The lines from the top of the material through the line with "-1.44, -2.12, -1.70]" are to be set down exactly. Leave the pictures out.

>> Start Recorded data

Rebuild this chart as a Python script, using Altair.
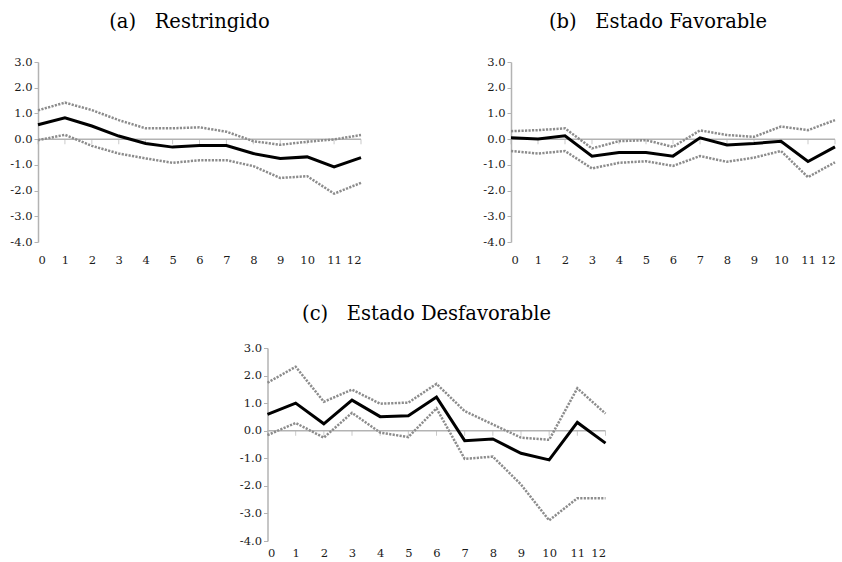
import altair as alt
import pandas as pd

# Horizons (quarters after the shock)
horizons = list(range(13))

# (a) Restringido
a_mid = [0.56, 0.83, 0.51, 0.12, -0.17, -0.31, -0.25, -0.25, -0.56, -0.75, -0.69, -1.08, -0.72]
a_hi = [1.12, 1.42, 1.13, 0.74, 0.42, 0.42, 0.46, 0.29, -0.08, -0.22, -0.10, -0.01, 0.16]
a_lo = [-0.04, 0.17, -0.26, -0.56, -0.75, -0.92, -0.82, -0.82, -1.05, -1.51, -1.44, -2.12, -1.70]

# (b) Estado Favorable
b_mid = [0.05, 0.01, 0.13, -0.66, -0.52, -0.52, -0.66, 0.05, -0.23, -0.17, -0.08, -0.87, -0.30]
b_hi = [0.31, 0.35, 0.42, -0.36, -0.08, -0.04, -0.30, 0.34, 0.16, 0.09, 0.49, 0.35, 0.74]
b_lo = [-0.46, -0.56, -0.46, -1.14, -0.92, -0.86, -1.04, -0.66, -0.88, -0.72, -0.46, -1.48, -0.90]

# (c) Estado Desfavorable
c_mid = [0.59, 1.00, 0.25, 1.11, 0.51, 0.54, 1.22, -0.36, -0.30, -0.82, -1.06, 0.30, -0.45]
c_hi = [1.74, 2.32, 1.05, 1.49, 0.98, 1.02, 1.70, 0.71, 0.23, -0.25, -0.33, 1.54, 0.62]
c_lo = [-0.16, 0.28, -0.25, 0.65, -0.07, -0.23, 0.81, -1.02, -0.94, -1.95, -3.25, -2.45, -2.45]

y_ticks = [-4, -3, -2, -1, 0, 1, 2, 3]

SERIF = "DejaVu Serif"
AXIS_GRAY = "#b3b3b3"
BAND_GRAY = "#8c8c8c"
GAP = "\u00a0\u00a0\u00a0"


def panel(title, mid, lo, hi, width, height, dx, offset, label_pad):
    band = pd.DataFrame({
        "h": horizons * 2,
        "v": hi + lo,
        "serie": ["sup"] * len(horizons) + ["inf"] * len(horizons),
    })
    central = pd.DataFrame({"h": horizons, "v": mid})
    ticks = pd.DataFrame({"h": horizons, "v": [0] * len(horizons)})
    zero = pd.DataFrame({"h": [min(horizons)], "h2": [max(horizons)], "v": [0]})

    x_scale = alt.Scale(domain=[min(horizons), max(horizons)], nice=False, zero=False)
    y_scale = alt.Scale(domain=[min(y_ticks), max(y_ticks)], nice=False)
    x_axis = alt.Axis(values=horizons, format="d", domain=False, ticks=False, grid=False,
                      title=None, labelPadding=label_pad)
    y_axis = alt.Axis(values=y_ticks, grid=False, title=None,
                      labelExpr="replace(format(datum.value, '.1f'), '−', '-')")

    base_x = alt.X("h:Q", scale=x_scale, axis=x_axis)
    base_y = alt.Y("v:Q", scale=y_scale, axis=y_axis)

    zero_line = alt.Chart(zero).mark_rule(color=AXIS_GRAY, strokeWidth=1.5).encode(
        x=base_x, x2="h2:Q", y=base_y)
    tick_marks = alt.Chart(ticks).mark_tick(
        orient="vertical", size=5, thickness=1, color=AXIS_GRAY, yOffset=2.5
    ).encode(x=base_x, y=base_y)
    bands = alt.Chart(band).mark_line(
        color=BAND_GRAY, strokeWidth=2.5, strokeDash=[2.2, 1.3]
    ).encode(x=base_x, y=base_y, detail="serie:N")
    line = alt.Chart(central).mark_line(color="black", strokeWidth=3).encode(
        x=base_x, y=base_y)

    return alt.layer(zero_line, tick_marks, bands, line).properties(
        width=width, height=height,
        title=alt.TitleParams(title, dx=dx, offset=offset),
    )


pa = panel("(a)" + GAP + "Restringido", a_mid, a_lo, a_hi, 323, 180, -10, 24, 12)
pb = panel("(b)" + GAP + "Estado Favorable", b_mid, b_lo, b_hi, 324, 180, -15, 24, 12)
pc = panel("(c)" + GAP + "Estado Desfavorable", c_mid, c_lo, c_hi, 338, 193, -10, 18, 6)

chart = alt.vconcat(
    alt.hconcat(pa, pb, spacing=115),
    pc,
    spacing=37,
    center=True,
).properties(
    padding={"left": 9, "top": 11, "right": 0, "bottom": 0},
).configure_view(
    stroke=None
).configure_axis(
    labelFont=SERIF, labelFontSize=11.5, labelColor="#1a1a1a",
    domainColor=AXIS_GRAY, domainWidth=1.5,
    tickColor=AXIS_GRAY, tickSize=4, tickWidth=1,
).configure_title(
    font=SERIF, fontSize=19.5, fontWeight="normal", color="black", anchor="middle",
)

chart.save("out.html", embed_options={"renderer": "svg", "actions": False})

>> End Recorded data

_Answer to this problem_
Rebuild this chart as a Python script, using Altair.
import altair as alt
import pandas as pd

# Horizons (quarters after the shock)
horizons = list(range(13))

# (a) Restringido
a_mid = [0.56, 0.83, 0.51, 0.12, -0.17, -0.31, -0.25, -0.25, -0.56, -0.75, -0.69, -1.08, -0.72]
a_hi = [1.12, 1.42, 1.13, 0.74, 0.42, 0.42, 0.46, 0.29, -0.08, -0.22, -0.10, -0.01, 0.16]
a_lo = [-0.04, 0.17, -0.26, -0.56, -0.75, -0.92, -0.82, -0.82, -1.05, -1.51, -1.44, -2.12, -1.70]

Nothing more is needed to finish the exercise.